UMaine’s Lunar Habitat, Wireless Sensing Laboratory Opening Friday

UMaine’s Lunar Habitat, Wireless Sensing Laboratory Opening Friday

Contact: Ali Abedi, (207) 581-2231 or abedi@eece.maine.edu

The world’s first inflatable lunar habitat, which was assembled on the University of Maine campus last fall and will be a test site for NASA as it prepares for voyages to the moon, Mars and Venus, will be unveiled Friday with a dedication event starting at 1:30 p.m.

The afternoon will begin with a social event in the lobby of the Engineering & Science Research Building, followed at 2 p.m. with remarks from UMaine officials in the Arthur St. John Hill Auditorium. UMaine electrical and computer engineering Professor Ali Abedi, who is overseeing the Wireless Sensing Laboratory, which houses the lunar habitat, will speak along with College of Engineering Dean Dana Humphrey and George Studor, program director of NASA’s Johnson Space Center.

The group will move at 2:30 p.m. to the Wireless Sensing Laboratory, located next to the Mahaney Dome, for tours of the lunar habitat inflated inside the lab.

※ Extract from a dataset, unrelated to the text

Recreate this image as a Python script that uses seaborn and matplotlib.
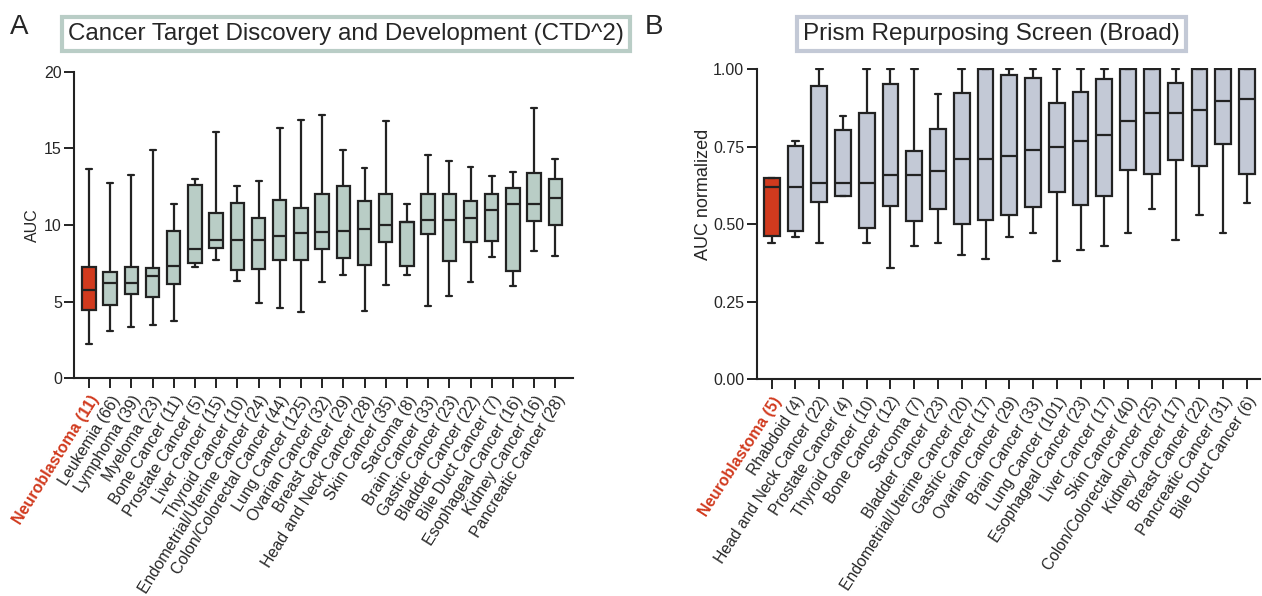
import matplotlib
matplotlib.use("Agg")
import matplotlib.pyplot as plt
import seaborn as sns
import pandas as pd

# Panel A: CTD^2, five-number summaries
cats_a = ["Neuroblastoma (11)", "Leukemia (66)", "Lymphoma (39)", "Myeloma (23)", "Bone Cancer (11)",
          "Prostate Cancer (5)", "Liver Cancer (15)", "Thyroid Cancer (10)", "Endometrial/Uterine Cancer (24)",
          "Colon/Colorectal Cancer (44)", "Lung Cancer (125)", "Ovarian Cancer (32)", "Breast Cancer (29)",
          "Head and Neck Cancer (28)", "Skin Cancer (35)", "Sarcoma (8)", "Brain Cancer (33)",
          "Gastric Cancer (23)", "Bladder Cancer (22)", "Bile Duct Cancer (7)", "Esophageal Cancer (16)",
          "Kidney Cancer (16)", "Pancreatic Cancer (28)"]
a_min = [2.24, 3.09, 3.33, 3.46, 3.76, 7.28, 7.72, 6.35, 4.93, 4.57, 4.35, 6.30, 6.76, 4.39, 6.09, 6.76,
         4.70, 5.39, 6.26, 7.91, 6.04, 8.30, 8.00]
a_q1 = [4.46, 4.78, 5.52, 5.33, 6.15, 7.54, 8.48, 7.07, 7.11, 7.72, 7.72, 8.43, 7.85, 7.41, 8.91, 7.33,
        9.39, 7.63, 8.89, 8.96, 7.02, 10.28, 10.00]
a_med = [5.76, 6.20, 6.24, 6.67, 7.35, 8.41, 9.04, 9.02, 9.04, 9.30, 9.46, 9.52, 9.63, 9.74, 10.00, 10.17,
         10.30, 10.35, 10.48, 11.00, 11.35, 11.39, 11.76]
a_q3 = [7.24, 6.96, 7.28, 7.17, 9.63, 12.61, 10.80, 11.41, 10.48, 11.61, 11.13, 12.02, 12.52, 11.59, 12.04,
        10.17, 12.00, 12.00, 11.57, 12.02, 12.43, 13.37, 12.98]
a_max = [13.65, 12.74, 13.26, 14.89, 11.35, 13.00, 16.04, 12.57, 12.85, 16.35, 16.85, 17.15, 14.87, 13.70,
         16.76, 11.35, 14.59, 14.17, 13.76, 13.22, 13.43, 17.61, 14.33]

# Panel B: Prism repurposing screen
cats_b = ["Neuroblastoma (5)", "Rhabdoid (4)", "Head and Neck Cancer (22)", "Prostate Cancer (4)",
          "Thyroid Cancer (10)", "Bone Cancer (12)", "Sarcoma (7)", "Bladder Cancer (23)",
          "Endometrial/Uterine Cancer (20)", "Gastric Cancer (17)", "Ovarian Cancer (29)", "Brain Cancer (33)",
          "Lung Cancer (101)", "Esophageal Cancer (23)", "Liver Cancer (17)", "Skin Cancer (40)",
          "Colon/Colorectal Cancer (25)", "Kidney Cancer (17)", "Breast Cancer (22)",
          "Pancreatic Cancer (31)", "Bile Duct Cancer (6)"]
b_min = [0.438, 0.458, 0.44, 0.589, 0.44, 0.359, 0.429, 0.44, 0.399, 0.389, 0.459, 0.47, 0.38, 0.418,
         0.429, 0.47, 0.549, 0.449, 0.529, 0.47, 0.569]
b_q1 = [0.461, 0.478, 0.572, 0.589, 0.488, 0.558, 0.51, 0.55, 0.50, 0.514, 0.530, 0.556, 0.605, 0.560,
        0.590, 0.675, 0.66, 0.705, 0.687, 0.759, 0.66]
b_med = [0.618, 0.618, 0.634, 0.634, 0.634, 0.659, 0.659, 0.67, 0.709, 0.709, 0.719, 0.739, 0.749, 0.769,
         0.788, 0.833, 0.858, 0.858, 0.867, 0.898, 0.903]
b_q3 = [0.647, 0.752, 0.945, 0.804, 0.859, 0.951, 0.737, 0.806, 0.924, 1.0, 0.982, 0.971, 0.891, 0.926,
        0.966, 1.0, 1.0, 0.956, 1.0, 1.0, 1.0]
b_max = [0.647, 0.769, 1.0, 0.848, 1.0, 1.0, 1.0, 0.919, 1.0, 1.0, 1.0, 1.0, 1.0, 1.0, 1.0, 1.0, 1.0, 1.0,
         1.0, 1.0, 1.0]

red = "#d13a1e"
green = "#b9cdc6"
blue = "#c3c9d6"
dark = "#222222"


def long_table(cats, *cols):
    # five values per category -> with whis=(0, 100) the box shows exactly min/q1/med/q3/max
    rows = []
    for i, c in enumerate(cats):
        for col in cols:
            rows.append((c, col[i]))
    return pd.DataFrame(rows, columns=["cat", "val"])


df_a = long_table(cats_a, a_min, a_q1, a_med, a_q3, a_max)
df_b = long_table(cats_b, b_min, b_q1, b_med, b_q3, b_max)

sns.set_style("ticks")
plt.rcParams["font.family"] = ["Liberation Sans", "DejaVu Sans"]

fig = plt.figure(figsize=(12.62, 5.96), dpi=100)
ax1 = fig.add_axes([0.0589, 0.3653, 0.3949, 0.5144])
ax2 = fig.add_axes([0.5996, 0.3636, 0.3988, 0.5228])


def draw(ax, df, cats, fill, width, rot, fs):
    pal = {c: fill for c in cats}
    pal[cats[0]] = red
    sns.boxplot(data=df, x="cat", y="val", hue="cat", order=cats, hue_order=cats, palette=pal,
                legend=False, whis=(0, 100), width=width, saturation=1, linecolor=dark,
                linewidth=1.6, capwidths=0.28, ax=ax)
    ax.set_xlabel("")
    for s in ["top", "right"]:
        ax.spines[s].set_visible(False)
    for s in ["left", "bottom"]:
        ax.spines[s].set_linewidth(1.5)
        ax.spines[s].set_color(dark)
    ax.tick_params(axis="both", direction="out", length=7, width=1.4, color=dark)
    ax.tick_params(axis="y", labelsize=11.5, pad=2)
    ax.set_xticks(range(len(cats)))
    ax.set_xticklabels(cats, rotation=rot, ha="right", rotation_mode="anchor", fontsize=fs)
    lbl = ax.get_xticklabels()[0]
    lbl.set_color(red)
    lbl.set_fontweight("bold")


draw(ax1, df_a, cats_a, green, 0.63, 58, 11.5)
ax1.set_xlim(-0.69, 22.82)
ax1.set_ylim(0, 20)
ax1.set_yticks([0, 5, 10, 15, 20])
ax1.set_ylabel("AUC", fontsize=11.5, labelpad=3)

draw(ax2, df_b, cats_b, blue, 0.66, 57, 11.3)
ax2.set_xlim(-0.63, 20.55)
ax2.set_ylim(0, 1.004)
ax2.spines["left"].set_bounds(0, 1)
ax2.set_yticks([0, 0.25, 0.5, 0.75, 1.0])
ax2.set_yticklabels(["0.00", "0.25", "0.50", "0.75", "1.00"])
ax2.set_ylabel("AUC normalized", fontsize=13, labelpad=1, y=0.595)

# panel letters and boxed titles
fig.text(0.008, 0.955, "A", fontsize=20, va="center", ha="left")
fig.text(0.511, 0.955, "B", fontsize=20, va="center", ha="left")
fig.text(0.0539, 0.943, "Cancer Target Discovery and Development (CTD^2)", fontsize=17.4, va="center",
         ha="left", bbox=dict(boxstyle="square,pad=0.25", fc="white", ec=green, lw=3))
fig.text(0.6363, 0.943, "Prism Repurposing Screen (Broad)", fontsize=17.5, va="center", ha="left",
         bbox=dict(boxstyle="square,pad=0.25", fc="white", ec=blue, lw=3))

fig.savefig("out.png", dpi=100)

UMaine undergraduate and graduate students who helped assemble the habitat and are involved in research there will also be in attendance Friday.

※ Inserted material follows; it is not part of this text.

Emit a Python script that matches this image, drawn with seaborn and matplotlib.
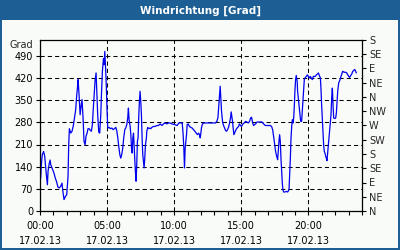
import matplotlib
matplotlib.use("Agg")
import matplotlib.pyplot as plt
import matplotlib.patches as mpatches
from matplotlib.ticker import MultipleLocator, FixedLocator
import seaborn as sns
import pandas as pd

# ---- data (hour of day on 17.02.13, wind direction in degrees) ----
hours = [
    0.05, 0.10, 0.17, 0.27, 0.35, 0.45, 0.55, 0.60, 0.67, 0.75, 0.80, 0.85, 0.95,
    1.04, 1.14, 1.24, 1.34, 1.44, 1.54, 1.64, 1.69, 1.79, 1.89, 1.99, 2.04, 2.09,
    2.14, 2.19, 2.29, 2.39, 2.49, 2.59, 2.66, 2.74, 2.79, 2.84, 2.91, 2.99, 3.06,
    3.13, 3.21, 3.28, 3.36, 3.43, 3.51, 3.58, 3.66, 3.76, 3.83, 3.91, 3.96, 4.03,
    4.10, 4.18, 4.23, 4.30, 4.38, 4.45, 4.53, 4.58, 4.65, 4.73, 4.78, 4.83, 4.90,
    4.95, 5.00, 5.05,
    5.15, 5.25, 5.35, 5.45, 5.55, 5.65, 5.72, 5.80, 5.87, 5.95, 6.02, 6.09, 6.17,
    6.24, 6.32, 6.39, 6.47, 6.54, 6.59, 6.64, 6.72, 6.77, 6.82, 6.87, 6.92, 6.97,
    7.01, 7.06, 7.11, 7.16, 7.21, 7.26, 7.31, 7.36, 7.41, 7.46, 7.51, 7.56, 7.61,
    7.66, 7.71, 7.76, 7.81, 7.86, 7.93, 7.96, 8.03, 8.11, 8.18, 8.26, 8.33, 8.46,
    8.58, 8.71, 8.83, 8.96, 9.08, 9.20, 9.33, 9.45, 9.58, 9.70, 9.83, 10.02,
    10.22, 10.35, 10.47, 10.60, 10.67, 10.72, 10.77, 10.82, 10.87, 10.92, 10.97,
    11.04, 11.14, 11.24, 11.34, 11.44, 11.54, 11.64, 11.74, 11.82, 11.89, 11.94,
    11.99, 12.04, 12.11, 12.21, 12.34, 12.59, 12.84, 13.08, 13.18, 13.26, 13.33,
    13.38, 13.43, 13.48, 13.53, 13.61, 13.68, 13.76, 13.83, 13.91, 13.98, 14.05,
    14.13, 14.20, 14.25, 14.30, 14.35, 14.40, 14.45, 14.50, 14.58, 14.65, 14.73,
    14.80, 14.86, 14.95, 15.02,
    15.12, 15.22, 15.32, 15.42, 15.52, 15.62, 15.70, 15.77, 15.85, 15.92, 16.00,
    16.07, 16.17, 16.29, 16.42, 16.54, 16.67, 16.79, 16.92, 17.04, 17.16, 17.26,
    17.34, 17.41, 17.49, 17.56, 17.64, 17.71, 17.76, 17.81, 17.86, 17.91, 17.96,
    18.01, 18.06, 18.11, 18.16, 18.26, 18.36, 18.46, 18.56, 18.61, 18.66, 18.71,
    18.76, 18.81, 18.86, 18.91, 18.96, 19.00, 19.05, 19.10, 19.17, 19.20, 19.28,
    19.35, 19.43,
    19.50, 19.55, 19.60, 19.65, 19.70, 19.78, 19.85, 19.93, 20.00, 20.07, 20.15,
    20.22, 20.30, 20.37, 20.45, 20.52, 20.60, 20.67, 20.75, 20.82, 20.90, 20.95,
    20.99, 21.04, 21.09, 21.14, 21.19, 21.24, 21.29, 21.34, 21.39, 21.44, 21.49,
    21.54, 21.59, 21.64, 21.69, 21.74, 21.79, 21.84, 21.89, 21.97, 22.04, 22.09,
    22.14, 22.19, 22.26, 22.34, 22.41, 22.49, 22.56, 22.64, 22.71, 22.79, 22.86,
    22.94, 23.01, 23.08, 23.16, 23.23, 23.31, 23.38, 23.46, 23.53, 23.58,
]
direction = [
    104, 146, 178, 188, 173, 125, 83, 125, 146, 161, 146, 141, 130,
    120, 104, 92, 75, 73, 78, 88, 67, 36, 46, 51, 78, 109,
    209, 260, 246, 252, 271, 299, 320, 367, 388, 415, 367, 304, 331,
    352, 294, 220, 209, 236, 246, 260, 260, 254, 252, 275, 315, 362,
    409, 436, 378, 304, 249, 246, 304, 367, 441, 481, 462, 504, 441,
    383, 315, 262,
    264, 260, 262, 257, 260, 264, 254, 231, 204, 178, 167, 178, 199,
    231, 257, 262, 273, 294, 325, 288, 267, 241, 199, 183, 231, 246,
    209, 167, 125, 94, 146, 220, 231, 299, 346, 378, 346, 304, 231,
    178, 157, 136, 167, 209, 231, 252, 264, 260, 262, 260, 264, 267,
    267, 270, 270, 275, 270, 275, 278, 275, 278, 278, 275, 273,
    270, 278, 278, 278, 241, 199, 136, 199, 220, 241, 273,
    275, 267, 264, 262, 257, 252, 246, 241, 246, 241, 231,
    246, 264, 275, 278, 278, 278, 278, 278, 283, 294, 336,
    367, 394, 352, 315, 281, 270, 262, 254, 252, 257, 264,
    278, 294, 313, 299, 283, 262, 241, 246, 254, 260, 264,
    267, 275, 270, 267,
    275, 278, 283, 281, 278, 283, 294, 296, 278, 270, 273,
    275, 281, 281, 281, 281, 275, 270, 270, 270, 270, 267,
    257, 236, 209, 188, 173, 162, 188, 220, 241, 220, 167,
    125, 88, 67, 60, 60, 62, 60, 67, 115, 167, 231,
    267, 288, 278, 294, 336, 378, 415, 428, 409, 378, 346,
    315, 283,
    283, 315, 346, 378, 415, 422, 425, 430, 425, 420, 425,
    420, 415, 425, 425, 425, 430, 432, 436, 428, 420, 378,
    336, 294, 252, 209, 188, 183, 173, 167, 159, 183, 209,
    231, 252, 278, 304, 357, 388, 336, 294, 292, 294, 310,
    346, 378, 404, 412, 422, 432, 441, 439, 438, 438, 436,
    430, 425, 422, 428, 432, 441, 444, 447, 441, 436,
]

title = "Windrichtung [Grad]"
y_label = "Grad"
x_tick_hours = [0, 5, 10, 15, 20]
x_tick_labels = ["00:00\n17.02.13", "05:00\n17.02.13", "10:00\n17.02.13",
                 "15:00\n17.02.13", "20:00\n17.02.13"]
left_ticks = [0, 70, 140, 210, 280, 350, 420, 490]
right_ticks = [0, 45, 90, 135, 180, 225, 270, 315, 360, 405, 450, 495, 540]
right_labels = ["N", "NE", "E", "SE", "S", "SW", "W", "NW", "N", "NE", "E", "SE", "S"]

# ---- style ----
sns.set_style("white")
plt.rcParams["font.family"] = ["DejaVu Sans"]

BLUE = "#1d5f94"
PANEL = "#f8fbf8"

fig = plt.figure(figsize=(4, 2.5), dpi=100, facecolor=BLUE)
bg = mpatches.Rectangle((2 / 400, 2 / 250), 396 / 400, 228 / 250,
                        transform=fig.transFigure, facecolor=PANEL,
                        edgecolor="none", zorder=-10)
fig.add_artist(bg)
fig.text(0.5, 1 - 10.5 / 250, title, color="white", fontsize=7.5,
         fontweight="bold", ha="center", va="center")

ax = fig.add_axes([40 / 400, 1 - 211 / 250, 322 / 400, 171 / 250])
ax.set_facecolor(PANEL)

df = pd.DataFrame({"hour": hours, "direction": direction})
sns.lineplot(data=df, x="hour", y="direction", ax=ax, color="#0000ee",
             linewidth=0.9, estimator=None, sort=False)

ax.set_xlim(0, 24)
ax.set_ylim(0, 540)
ax.set_xlabel("")
ax.set_ylabel("")

ax.xaxis.set_major_locator(FixedLocator(x_tick_hours))
ax.set_xticklabels(x_tick_labels, fontsize=7, linespacing=1.6)
ax.xaxis.set_minor_locator(MultipleLocator(1))
ax.yaxis.set_major_locator(FixedLocator(left_ticks))
ax.set_yticklabels([str(v) for v in left_ticks], fontsize=7)

ax.tick_params(axis="both", which="both", direction="out", color="black",
               length=3, width=0.8, pad=2, labelcolor="black")
ax.tick_params(axis="x", which="major", pad=4)
ax.tick_params(axis="both", which="both", bottom=True, left=True)

ax.grid(True, which="major", color="black", linestyle=(0, (4, 3)), linewidth=0.75)
for s in ax.spines.values():
    s.set_color("black")
    s.set_linewidth(0.9)

ax.text(-0.02, 1.0, y_label, transform=ax.transAxes, ha="right", va="top",
        fontsize=7)

ax2 = ax.twinx()
ax2.set_ylim(0, 540)
ax2.yaxis.set_major_locator(FixedLocator(right_ticks))
ax2.set_yticklabels(right_labels, fontsize=7)
ax2.tick_params(axis="y", direction="out", length=3, width=0.8, pad=2,
                color="black", right=True)
ax2.grid(False)
for s in ax2.spines.values():
    s.set_visible(False)

fig.savefig("out.png", dpi=100, facecolor=BLUE)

The 3,600-square foot laboratory building contains a 42-foot by 10-foot circular inflatable structure which will be the blueprint for a habitat to be used on future NASA missions to the moon and planets, expected by 2030. The structure, which will be deployed as a human habitat, will have wireless sensors embedded in a layer of its fabric walls to monitor the structural integrity, micrometeroid impacts and internal environmental conditions. The sensors will be able to detect impacts and leaks in the structure. UMaine faculty and students have developed algorithms for relaying data.

Earth-bound applications for the sensor technology include the monitoring of bridges and domes for defense and emergency management.

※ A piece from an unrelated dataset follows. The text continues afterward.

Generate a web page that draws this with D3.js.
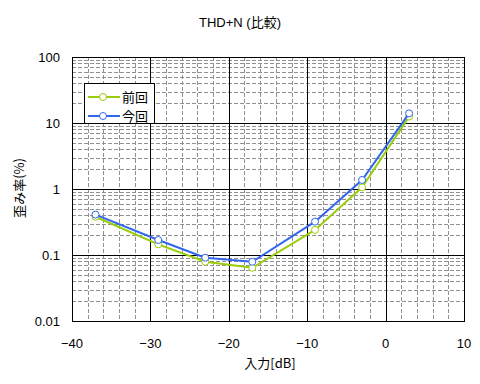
<!DOCTYPE html>
<html lang="ja">
<head>
<meta charset="UTF-8">
<title>THD+N</title>
<style>
  body { margin: 0; background: #fff; }
  text { font-family: "Liberation Sans", "Noto Sans CJK JP", sans-serif; font-size: 13px; fill: #000; }
</style>
</head>
<body>
<svg id="chart" width="480" height="384"></svg>
<script src="https://d3js.org/d3.v7.min.js"></script>
<script>

// input level (dB)
let inputs = [-37, -29, -23, -17, -9, -3, 3];
// distortion (%)
let prevVals = [0.38, 0.145, 0.079, 0.064, 0.24, 1.06, 12.5];
let currVals = [0.41, 0.169, 0.091, 0.079, 0.32, 1.37, 14.0];

let xTicks = [-40, -30, -20, -10, 0, 10];
let yTicks = [0.01, 0.1, 1, 10, 100];
let seriesNames = ["前回", "今回"];

let svg = d3.select("#chart");
let plotL = 72, plotR = 464, plotT = 57, plotB = 321;

let xScale = d3.scaleLinear().domain([-40, 10]).range([plotL, plotR]);
let yScale = d3.scaleLog().domain([0.01, 100]).range([plotB, plotT]);

let cjk = "'Noto Sans CJK JP', sans-serif";

// minor grid
let xMinor = d3.range(-40, 10.1, 2).filter(v => v % 10 !== 0);
let yMinor = [];
[0.01, 0.1, 1, 10].forEach(d => { for (let k = 2; k <= 9; k++) yMinor.push(d * k); });

let grid = svg.append("g").attr("shape-rendering", "crispEdges");
grid.selectAll(".vmin").data(xMinor).enter().append("line")
    .attr("x1", d => Math.round(xScale(d)) + 0.5).attr("x2", d => Math.round(xScale(d)) + 0.5)
    .attr("y1", plotT).attr("y2", plotB)
    .attr("stroke", "#909090").attr("stroke-dasharray", "4,2");
grid.selectAll(".hmin").data(yMinor).enter().append("line")
    .attr("x1", plotL).attr("x2", plotR)
    .attr("y1", d => Math.round(yScale(d)) + 0.5).attr("y2", d => Math.round(yScale(d)) + 0.5)
    .attr("stroke", "#909090").attr("stroke-dasharray", "4,2");

// major grid
grid.selectAll(".vmaj").data(xTicks).enter().append("line")
    .attr("x1", d => Math.round(xScale(d)) + 0.5).attr("x2", d => Math.round(xScale(d)) + 0.5)
    .attr("y1", plotT).attr("y2", plotB).attr("stroke", "#000");
grid.selectAll(".hmaj").data(yTicks).enter().append("line")
    .attr("x1", plotL).attr("x2", plotR)
    .attr("y1", d => Math.round(yScale(d)) + 0.5).attr("y2", d => Math.round(yScale(d)) + 0.5)
    .attr("stroke", "#000");

// tick labels
svg.selectAll(".xl").data(xTicks).enter().append("text")
    .attr("x", d => xScale(d)).attr("y", plotB + 27)
    .attr("text-anchor", "middle")
    .text(d => d3.format("d")(d));
svg.selectAll(".yl").data(yTicks).enter().append("text")
    .attr("x", plotL - 12).attr("y", d => yScale(d) + 5)
    .attr("text-anchor", "end")
    .text(d => d < 1 ? d.toString() : d3.format("d")(d));

// titles
svg.append("text").attr("x", 240).attr("y", 27).attr("text-anchor", "middle")
    .text("THD+N (比較)");
svg.append("text").attr("x", 270).attr("y", 368).attr("text-anchor", "middle")
    .style("font-family", cjk).text("入力[dB]");
svg.append("text").attr("transform", "translate(24,188) rotate(-90)")
    .attr("text-anchor", "middle").style("font-family", cjk).text("歪み率(%)");

// series
let series = [
    {name: seriesNames[0], vals: prevVals, color: "#9acd0a"},
    {name: seriesNames[1], vals: currVals, color: "#3366ee"}
];
let line = d3.line().x(d => xScale(d[0])).y(d => yScale(d[1]));

series.forEach(s => {
    let pts = inputs.map((x, i) => [x, s.vals[i]]);
    svg.append("path").datum(pts).attr("d", line)
        .attr("fill", "none").attr("stroke", s.color).attr("stroke-width", 2);
    svg.selectAll(null).data(pts).enter().append("circle")
        .attr("cx", d => xScale(d[0])).attr("cy", d => yScale(d[1]))
        .attr("r", 3.5).attr("fill", "#fff").attr("stroke", s.color).attr("stroke-width", 1);
});

// legend
let lg = svg.append("g").attr("transform", "translate(84,83)");
lg.append("rect").attr("x", 0.5).attr("y", 0.5).attr("width", 70).attr("height", 40)
    .attr("fill", "#fff").attr("stroke", "#000");
series.forEach((s, i) => {
    let y = 14 + i * 19;
    lg.append("line").attr("x1", 4).attr("x2", 36).attr("y1", y).attr("y2", y)
        .attr("stroke", s.color).attr("stroke-width", 2);
    lg.append("circle").attr("cx", 19).attr("cy", y).attr("r", 3.5)
        .attr("fill", "#fff").attr("stroke", s.color);
    lg.append("text").attr("x", 38).attr("y", y + 5)
        .style("font-family", cjk).style("font-size", "13px").text(s.name);
});

// plot border
svg.append("rect").attr("x", plotL + 0.5).attr("y", plotT + 0.5)
    .attr("width", plotR - plotL).attr("height", plotB - plotT)
    .attr("fill", "none").attr("stroke", "#000").attr("shape-rendering", "crispEdges");

</script>
</body>
</html>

The wireless sensors do not have batteries, but are instead powered by electromagnetic waves.

The structure has two inhabitable areas. The inner ring has sleeping capacity for up to 15 people, while the outer ring is intended for scientists to conduct experiments and monitor the habitat.

The project funding includes more than $2 million from NASA and another $2.2 million from the Maine Technology Institute. Jackson Lab, the University of Southern Maine, and the Maine Economic Improvement Fund also contributed funding.

Abedi’s UMaine faculty collaborators are Associate Professor of Electrical Engineering Mauricio Pereira da Cunha; Professor of Mechanical Engineering Vince Caccese; and Richard C. Hill Professor of Mechanical Engineering Mohsen Shahinpoor, who is the chair of the mechanical engineering department.

Other collaborators are USM Professor and Chair of Electrical Engineering Mariusz Jankowski, NASA’s Johnson Space Center and Glenn Research Center, the Challenger Learning Center of Maine, and ILC Dover, a Delaware-based company that designs and develops materials used in space exploration.